Hikaye olarak, 3 kahramanın işlenmesi ve hepsinin nedenlerinin farkı güzel. Gizli polis olarak biyolojik silahı ele geçirmeye çalışan Nathan, kardeşinden haber alamayan ve tehlikede olduğuyla ilgili şifreli bir mesaj alan kadın Terry ve bir de dövüş sporları hikayesi. Orada da detaylar güzel. İyi bir dövüşçü olan kahraman maskeyle dövüşmektedir. Şike olayını kabul etmeyince mafya tarafından bacaklarından yaralanır. Dövüşçü olmak isteyen arkadaşı, maskeyi alıp oymuş gibi adadaki turnuvaya katılır. (Ve orada düşmanın eline düşüp dönüştürülecektir.) Hikayenin bilimkurgu yönü biraz saçma. Çalınan bakterileri insan beynine yerleştirerek onları insan-bilgisayar gibi yönetebilecekleri elektronik aygıtları da üretebildikleri bir sistem icat etmişler. Jeet Kune Doo da öğretebiliyorlar, çok hızlı ve güçlü de hareket ettirebiliyorlar, pek kullanmasalar da, bilgileri de beyne aktarabiliyorlar. Adaya varışımızla birlikte hikayenin ilk yarısı bitiyor.
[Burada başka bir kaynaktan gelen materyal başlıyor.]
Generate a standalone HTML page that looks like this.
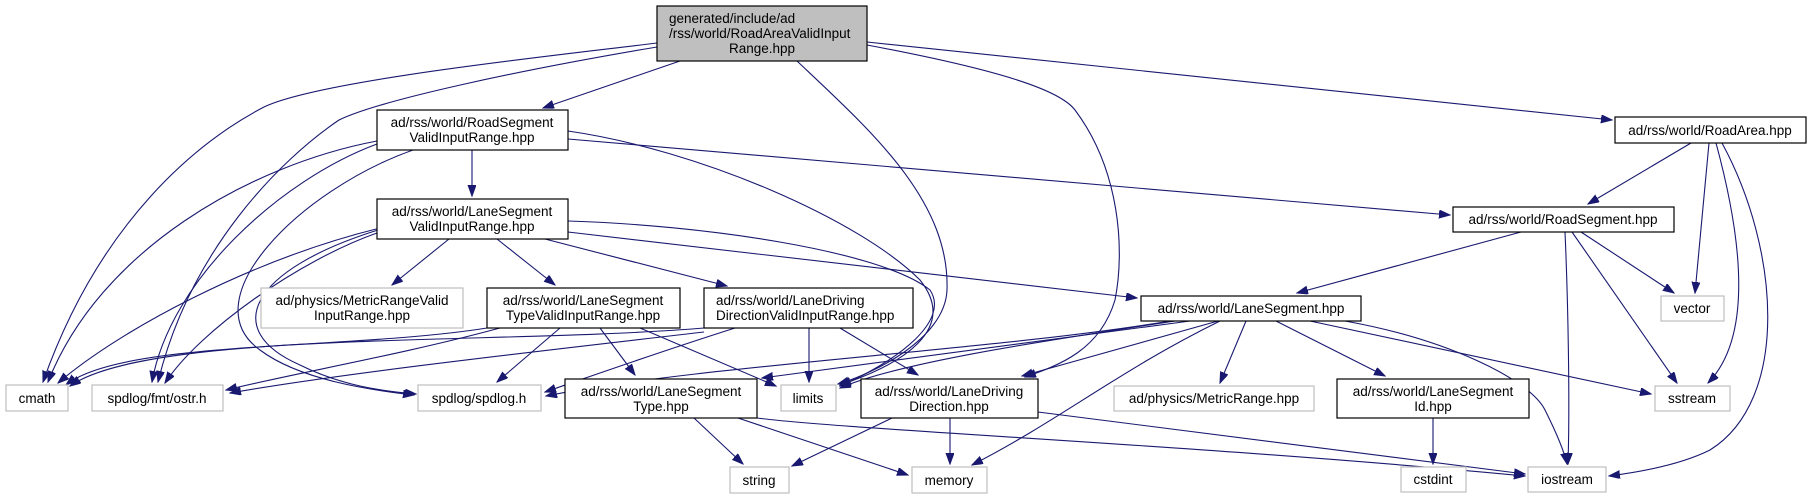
<!DOCTYPE html>
<html><head><meta charset="utf-8"><style>
html,body{margin:0;padding:0;background:#fff;}
svg{display:block;}
text{font-family:"Liberation Sans","DejaVu Sans",sans-serif;font-size:13.5px;fill:#000;}
.b{fill:#fff;stroke:#000;stroke-width:1.2;}
.g{fill:#fff;stroke:#bfbfbf;stroke-width:1.2;}
.e{fill:none;stroke:#191970;stroke-width:1.1;}
</style></head><body>
<svg width="1812" height="499" viewBox="0 0 1812 499" xmlns="http://www.w3.org/2000/svg">
<defs>
<marker id="a" markerUnits="userSpaceOnUse" markerWidth="12" markerHeight="10" refX="11" refY="4" orient="auto">
<path d="M0,0 L11,4 L0,8 z" fill="#191970" stroke="#191970"/>
</marker>
</defs>
<g marker-end="url(#a)" class="e">
<!-- root -->
<path d="M680,61 L543,108"/>
<path d="M657,43 C560,55 320,80 264,107 C200,140 100,220 43,382"/>
<path d="M657,47 C520,70 380,100 339,120 C280,160 190,250 158,382"/>
<path d="M797,61 C870,130 950,200 947,290 C945,340 870,375 838,384"/>
<path d="M867,45 C1000,70 1060,90 1075,110 C1120,170 1125,250 1115,300 C1100,350 1060,365 1025,377"/>
<path d="M867,42 L1612,120"/>
<!-- RSVIR -->
<path d="M472,150 L472,196"/>
<path d="M377,141 C250,165 100,250 48,382"/>
<path d="M377,144 C280,180 170,280 152,382"/>
<path d="M413,150 C300,190 190,300 260,350 C300,380 370,390 414,395"/>
<path d="M568,131 C700,150 860,220 920,280 C960,330 900,365 840,385"/>
<path d="M568,139 L1450,215"/>
<!-- LSVIR -->
<path d="M380,228 C250,260 120,330 58,383"/>
<path d="M377,233 C300,260 200,330 165,383"/>
<path d="M378,230 C250,270 220,330 300,365 C340,385 380,391 416,394"/>
<path d="M449,239 L392,285"/>
<path d="M497,239 L555,285"/>
<path d="M545,239 L727,286"/>
<path d="M568,221 C700,225 880,250 930,290 C950,320 900,360 840,386"/>
<path d="M568,232 L1137,298"/>
<!-- LSTVIR -->
<path d="M487,328 C350,350 120,340 66,385"/>
<path d="M500,328 C400,355 300,372 226,390"/>
<path d="M560,328 L497,382"/>
<path d="M600,328 L635,375"/>
<path d="M640,328 L776,386"/>
<!-- LDDVIR -->
<path d="M704,328 C500,345 150,330 70,386"/>
<path d="M704,332 C550,350 350,372 230,393"/>
<path d="M735,328 C650,355 580,380 545,392"/>
<path d="M809,328 L809,382"/>
<path d="M840,328 L918,375"/>
<!-- LaneSegment -->
<path d="M1170,321 C1000,350 700,365 546,396"/>
<path d="M1175,321 C1050,340 900,362 840,388"/>
<path d="M1190,321 L762,378"/>
<path d="M1218,321 L1022,376"/>
<path d="M1220,321 C1120,370 1060,420 972,465"/>
<path d="M1246,321 L1220,383"/>
<path d="M1276,321 L1385,376"/>
<path d="M1310,321 L1651,394"/>
<path d="M1345,321 C1450,340 1530,380 1545,410 C1560,440 1565,455 1567,464"/>
<!-- RoadSegment -->
<path d="M1521,232 L1297,293"/>
<path d="M1565,232 C1568,300 1570,400 1568,464"/>
<path d="M1572,232 L1677,383"/>
<path d="M1581,232 L1674,293"/>
<!-- RoadArea -->
<path d="M1691,143 L1588,204"/>
<path d="M1709,143 L1695,293"/>
<path d="M1716,143 C1745,250 1750,340 1708,383"/>
<path d="M1722,143 C1780,250 1790,400 1710,450 C1680,465 1640,472 1609,476"/>
<!-- LST -->
<path d="M694,418 L743,464"/>
<path d="M738,418 L908,475"/>
<path d="M757,418 C850,430 1200,445 1525,476"/>
<!-- LDD -->
<path d="M892,418 L792,466"/>
<path d="M950,418 L950,464"/>
<path d="M1038,412 L1525,474"/>
<!-- LSId -->
<path d="M1433,418 L1433,464"/>
</g>

<!-- nodes -->
<rect x="657" y="6" width="210" height="55" fill="#bfbfbf" stroke="#000" stroke-width="1.2"/>
<text x="669" y="23">generated/include/ad</text>
<text x="669" y="38">/rss/world/RoadAreaValidInput</text>
<text x="762" y="53" text-anchor="middle">Range.hpp</text>

<rect class="b" x="377" y="110" width="191" height="40"/>
<text x="472" y="127" text-anchor="middle">ad/rss/world/RoadSegment</text>
<text x="472" y="142" text-anchor="middle">ValidInputRange.hpp</text>

<rect class="b" x="377" y="199" width="191" height="40"/>
<text x="472" y="216" text-anchor="middle">ad/rss/world/LaneSegment</text>
<text x="472" y="231" text-anchor="middle">ValidInputRange.hpp</text>

<rect class="g" x="261" y="288" width="202" height="40"/>
<text x="362" y="305" text-anchor="middle" fill="#000">ad/physics/MetricRangeValid</text>
<text x="362" y="320" text-anchor="middle">InputRange.hpp</text>

<rect class="b" x="487" y="288" width="193" height="40"/>
<text x="583" y="305" text-anchor="middle">ad/rss/world/LaneSegment</text>
<text x="583" y="320" text-anchor="middle">TypeValidInputRange.hpp</text>

<rect class="b" x="704" y="288" width="209" height="40"/>
<text x="716" y="305">ad/rss/world/LaneDriving</text>
<text x="716" y="320">DirectionValidInputRange.hpp</text>

<rect class="g" x="6" y="385" width="62" height="26"/>
<text x="37" y="403" text-anchor="middle">cmath</text>
<rect class="g" x="92" y="385" width="131" height="26"/>
<text x="157" y="403" text-anchor="middle">spdlog/fmt/ostr.h</text>
<rect class="g" x="418" y="385" width="123" height="26"/>
<text x="479" y="403" text-anchor="middle">spdlog/spdlog.h</text>

<rect class="b" x="565" y="379" width="192" height="39"/>
<text x="661" y="396" text-anchor="middle">ad/rss/world/LaneSegment</text>
<text x="661" y="411" text-anchor="middle">Type.hpp</text>

<rect class="g" x="781" y="385" width="55" height="26"/>
<text x="808" y="403" text-anchor="middle">limits</text>

<rect class="b" x="861" y="379" width="177" height="39"/>
<text x="949" y="396" text-anchor="middle">ad/rss/world/LaneDriving</text>
<text x="949" y="411" text-anchor="middle">Direction.hpp</text>

<rect class="g" x="730" y="467" width="59" height="26"/>
<text x="759" y="485" text-anchor="middle">string</text>
<rect class="g" x="912" y="467" width="75" height="26"/>
<text x="949" y="485" text-anchor="middle">memory</text>

<rect class="g" x="1114" y="386" width="200" height="25"/>
<text x="1214" y="403" text-anchor="middle">ad/physics/MetricRange.hpp</text>

<rect class="b" x="1337" y="379" width="192" height="39"/>
<text x="1433" y="396" text-anchor="middle">ad/rss/world/LaneSegment</text>
<text x="1433" y="411" text-anchor="middle">Id.hpp</text>

<rect class="g" x="1401" y="467" width="65" height="25"/>
<text x="1433" y="484" text-anchor="middle">cstdint</text>
<rect class="g" x="1528" y="467" width="78" height="25"/>
<text x="1567" y="484" text-anchor="middle">iostream</text>
<rect class="g" x="1655" y="386" width="75" height="25"/>
<text x="1692" y="403" text-anchor="middle">sstream</text>
<rect class="g" x="1661" y="296" width="63" height="25"/>
<text x="1692" y="313" text-anchor="middle">vector</text>

<rect class="b" x="1141" y="296" width="220" height="25"/>
<text x="1251" y="313" text-anchor="middle">ad/rss/world/LaneSegment.hpp</text>
<rect class="b" x="1453" y="207" width="221" height="25"/>
<text x="1563" y="224" text-anchor="middle">ad/rss/world/RoadSegment.hpp</text>
<rect class="b" x="1615" y="117" width="191" height="26"/>
<text x="1710" y="135" text-anchor="middle">ad/rss/world/RoadArea.hpp</text>
</svg>
</body></html>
Notlar ve Referanslar: (Spoiler içermesi çok olasıdır)
sf29'da karşımıza çıkan serserilerin, şapkası ve göz makyajı Stanley Kubrick'in Clockwork Orange filminin baş karakterinden.
Bruce Lee'nin başrolünde oynadığı Enter The Dragon filminden ağır şekilde esinlenmiş olan hikayede, (adada dövüş turnuvası ve gizli kimlik) zaten Nathan'ın gizli kimliğinin adı olan Robert Clouse, o filmin yönetmeninin adı. Aynı zamanda Mortal Kombat filminde de, bir adada yapılan dövüş turnuvasına katılır kahramanlarımız.
Terry'nin bir arkadaşının adı için de Bruce ismi (Lee'den) seçilmiştir.
sf96'da Nathan hala Define Adası'nı okuyor.
Kaplan maskesi ardından dövüşen dövüşçü 1969 yılında yayınlanan Tiger Mask adlı çizgi filmden esinlenmiş olabilir.